I can reproduce the issue quicker when auto-negotiation is turned off on both sides, eg. both peers (directly connected by eth0) call: ethtool -s eth0 speed 100 duplex full autoneg off or ethtool -s eth0 speed 10 duplex half autoneg off.
Hi @WayneWWW,
Thanks for your quick response.
Yes, we were able to reproduce the same issue on the setup where we have TX2-NX SOM module in a Xavier-NX dev kit.
The issue can be reproduced quickly when auto-negotiation is turned off on both sides, eg. both peers (directly connected by eth0) call: ethtool -s eth0 speed 100 duplex full autoneg off or ethtool -s eth0 speed 10 duplex half autoneg off .
Yes, right. The bind/unbind is not the conventional method.
Actually, this issue was first reproduced during the repeated reboot test (stress testing) where the device suddenly was not reachable via Ethernet.
So, to reproduce this issue, we tried the following tests repeatedly.
software reboot
“ip link set eth0 down” / “ip link set eth0 up”
unbind/bind eqos driver
The fastest way to reproduce, would probably be
interface up/down:
x=0; while `ip link set eth0 down; sleep 0.2; ip link set eth0 up`; do sleep 1; echo REBOOT_$((x=x+1)) $(date +%T); done
OR
unbind/bind eqos driver:
x=0; while `echo 2490000.ether_qos > /sys/bus/platform/drivers/eqos/unbind; sleep 0.2; echo 2490000.ether_qos > /sys/bus/platform/drivers/eqos/bind`; do sleep 1; echo REBOOT_$((x=x+1)) $(date +%T); done
Hello,
Just an update, we recently migrated to the latest l4t release v32.7.5.
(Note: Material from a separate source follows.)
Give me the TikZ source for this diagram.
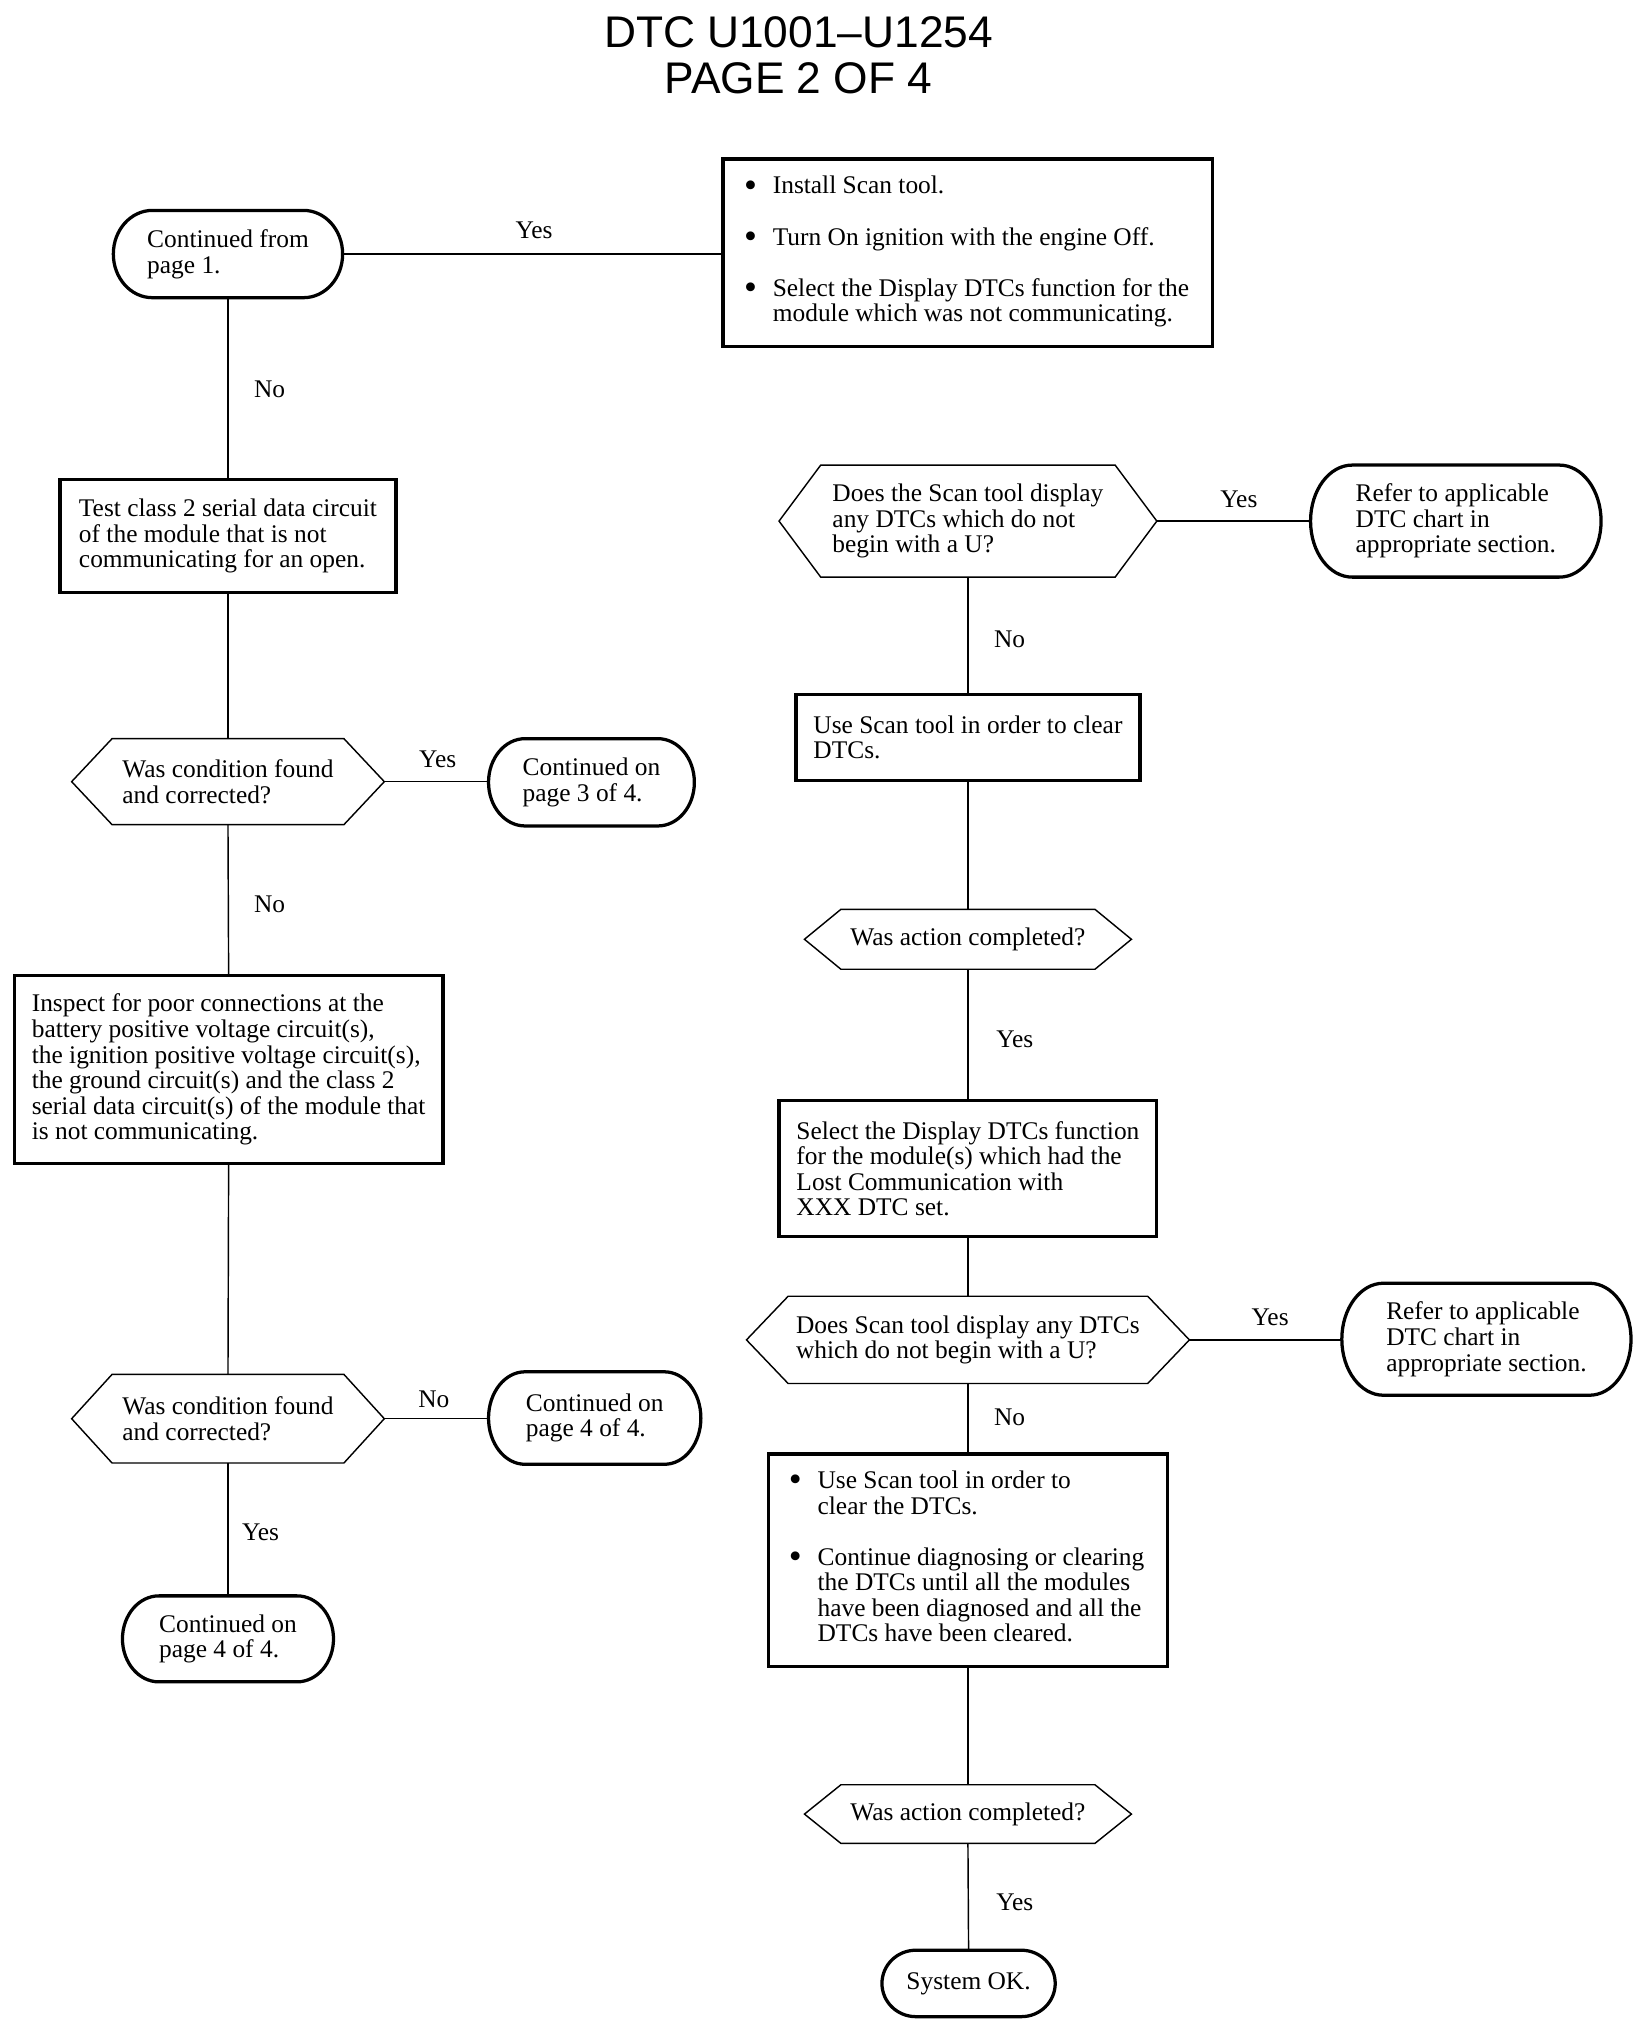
\documentclass[tikz,border=0pt]{standalone}
\usepackage{fontspec}
\usepackage{graphicx}
\setmainfont{Liberation Serif}
\newfontfamily\titlefont{Liberation Sans}
\usetikzlibrary{calc}
\tikzset{
  thickln/.style={line width=2.5pt},
  thinln/.style={line width=1.1pt},
  txt/.style={font=\fontsize{19.5}{19.6}\selectfont, align=left, inner sep=0pt, outer sep=0pt},
  boxn/.style={txt, draw, thickln},
  shapen/.style={txt, draw=none},
  lbl/.style={font=\fontsize{19.5}{19.6}\selectfont, inner sep=0pt},
  titlef/.style={font=\titlefont\fontsize{34}{36}\selectfont, inner sep=0pt},
  conn/.style={thinln}
}
\newcommand\hexa[2]{\draw[thinln] let \p1=(#1.north west), \p2=(#1.south east) in
  (#1.west) -- (\x1+#2,\y1) -- (\x2-#2,\y1) -- (#1.east) -- (\x2-#2,\y2) -- (\x1+#2,\y2) -- cycle;}
\newcommand\stad[2]{\draw[thickln] let \p1=(#1.north west), \p2=(#1.south east), \n1={(\y1-\y2)/2} in
  (\x1+#2,\y1) -- (\x2-#2,\y1) arc[start angle=90,end angle=-90,x radius=#2,y radius=\n1]
  -- (\x1+#2,\y2) arc[start angle=270,end angle=90,x radius=#2,y radius=\n1] -- cycle;}
\newcommand\bul{\makebox[20pt][l]{\hspace{-2pt}\raisebox{-0.12em}{\scalebox{1.45}{\textbullet}}}}
\begin{document}
\begin{tikzpicture}[x=1pt,y=-1pt]
\useasboundingbox (0,0) rectangle (1265,1564.4);
\fill[white] (0,0) rectangle (1265,1564.4);
% title
\node[titlef] (t1) at (613,25) {DTC U1001–U1254};
\node[titlef] (t2) at (613,60) {PAGE 2 OF 4};

% left column
\node[shapen, minimum width=176pt, minimum height=67pt] (A) at (175,195) {Continued from\\page 1.};
\stad{A}{30pt}
\node[boxn, minimum width=376pt, minimum height=144pt] (B) at (743,194) {%
\begin{tabular}{@{}l@{}l@{}}
\bul & Install Scan tool.\\[19.6pt]
\bul & Turn On ignition with the engine Off.\\[19.6pt]
\bul & Select the Display DTCs function for the\\
 & module which was not communicating.
\end{tabular}};
\node[boxn, minimum width=258pt, minimum height=87pt] (C) at (175,411.5) {Test class 2 serial data circuit\\of the module that is not\\communicating for an open.};
\node[shapen, minimum width=240pt, minimum height=66pt] (D) at (175,600) {Was condition found\\and corrected?};
\hexa{D}{31pt}
\node[shapen, minimum width=158pt, minimum height=67pt] (E) at (454,600.5) {Continued on\\page 3 of 4.};
\stad{E}{28pt}
\node[boxn, minimum width=329pt, minimum height=144pt] (F) at (175.5,821) {Inspect for poor connections at the\\battery positive voltage circuit(s),\\the ignition positive voltage circuit(s),\\the ground circuit(s) and the class 2\\serial data circuit(s) of the module that\\is not communicating.};
\node[shapen, minimum width=240pt, minimum height=68pt] (G) at (175,1089) {Was condition found\\and corrected?};
\hexa{G}{31pt}
\node[shapen, minimum width=163pt, minimum height=71pt] (H) at (456.5,1088.5) {Continued on\\page 4 of 4.};
\stad{H}{28pt}
\node[shapen, minimum width=162pt, minimum height=66pt] (I) at (175,1258) {Continued on\\page 4 of 4.};
\stad{I}{28pt}

% right column
\node[shapen, minimum width=290pt, minimum height=86pt] (J) at (743,400) {Does the Scan tool display\\any DTCs which do not\\begin with a U?};
\hexa{J}{32pt}
\node[shapen, minimum width=223pt, minimum height=86pt] (M) at (1117.5,400) {Refer to applicable\\DTC chart in\\appropriate section.};
\stad{M}{32pt}
\node[boxn, minimum width=264pt, minimum height=66pt] (L) at (743,566) {Use Scan tool in order to clear\\DTCs.};
\node[shapen, minimum width=251pt, minimum height=46pt] (K) at (743,721) {Was action completed?};
\hexa{K}{28pt}
\node[boxn, minimum width=290pt, minimum height=104pt] (N) at (743,897) {Select the Display DTCs function\\for the module(s) which had the\\Lost Communication with\\XXX DTC set.};
\node[shapen, minimum width=340pt, minimum height=67pt] (O) at (743,1028.5) {Does Scan tool display any DTCs\\which do not begin with a U?};
\hexa{O}{32pt}
\node[shapen, minimum width=222pt, minimum height=86pt] (P) at (1141,1028) {Refer to applicable\\DTC chart in\\appropriate section.};
\stad{P}{32pt}
\node[boxn, minimum width=306pt, minimum height=163pt] (Q) at (743,1197.5) {%
\begin{tabular}{@{}l@{}l@{}}
\bul & Use Scan tool in order to\\
 & clear the DTCs.\\[19.6pt]
\bul & Continue diagnosing or clearing\\
 & the DTCs until all the modules\\
 & have been diagnosed and all the\\
 & DTCs have been cleared.
\end{tabular}};
\node[shapen, minimum width=251pt, minimum height=45pt] (R) at (743,1392.5) {Was action completed?};
\hexa{R}{28pt}
\node[shapen, minimum width=133pt, minimum height=51pt] (S) at (743.5,1522.5) {System OK.};
\stad{S}{26pt}

% connectors
\draw[conn] (A.east) -- (A.east -| B.west);
\draw[conn] (A.south) -- (C.north);
\draw[conn] (C.south) -- (D.north);
\draw[conn] (D.east) -- (D.east -| E.west);
\draw[conn] (D.south) -- (F.north);
\draw[conn] (F.south) -- (G.north);
\draw[conn] (G.east) -- (G.east -| H.west);
\draw[conn] (G.south) -- (I.north);
\draw[conn] (J.east) -- (J.east -| M.west);
\draw[conn] (J.south) -- (L.north);
\draw[conn] (L.south) -- (K.north);
\draw[conn] (K.south) -- (N.north);
\draw[conn] (N.south) -- (O.north);
\draw[conn] (O.east) -- (O.east -| P.west);
\draw[conn] (O.south) -- (Q.north);
\draw[conn] (Q.south) -- (R.north);
\draw[conn] (R.south) -- (S.north);

% labels
\node[lbl] (l1) at (410,177) {Yes};
\node[lbl] (l2) at (207,299) {No};
\node[lbl] (l3) at (336,583) {Yes};
\node[lbl] (l4) at (207,694) {No};
\node[lbl] (l5) at (333,1074) {No};
\node[lbl] (l6) at (200,1176) {Yes};
\node[lbl] (l7) at (951,383) {Yes};
\node[lbl] (l8) at (775,491) {No};
\node[lbl] (l9) at (779,798) {Yes};
\node[lbl] (l10) at (975,1011) {Yes};
\node[lbl] (l11) at (775,1088) {No};
\node[lbl] (l12) at (779,1460) {Yes};
\end{tikzpicture}
\end{document}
Seems like some improvement with this release, but this issue (sometime eth0 link could not get up during boot-up) is still reproducible with continuous reboot test.
So, as a workaround we added below script and call it from systemd service to reset the eth0 interface if not already up during boot-up.
#!/bin/sh
ETH0_STATE=$(cat /sys/class/net/eth0/operstate)
ETH0_TX_PACKETS=$(cat /sys/class/net/eth0/statistics/tx_packets)
ETH0_RX_PACKETS=$(cat /sys/class/net/eth0/statistics/rx_packets)
if [ "$ETH0_STATE" = "down" ] && [ "$ETH0_TX_PACKETS" = 0 ] && [ "$ETH0_RX_PACKETS" = 0 ]; then
echo "Resetting eth0 interface.."
dmesg | grep eth0 >> /run/eth0-interface-reset.txt
echo "Resetting eth0 interface.." >> /run/eth0-interface-reset.txt
ip link set eth0 down
ip link set eth0 up
echo "..Done" >> /run/eth0-interface-reset.txt
echo "..Done"
fi
Then after, it will request and enable interrupts for a PHY device with a valid IRQ number (which in our case is 353). Then PHY device will be configured successfully for the requested interrupt.
The above flow is working as expected without any error reported. But seems like the interrupt is not generated from PHY device and ultimately the adjust link handler is not getting called.
Can you please help us to understand the above behavior?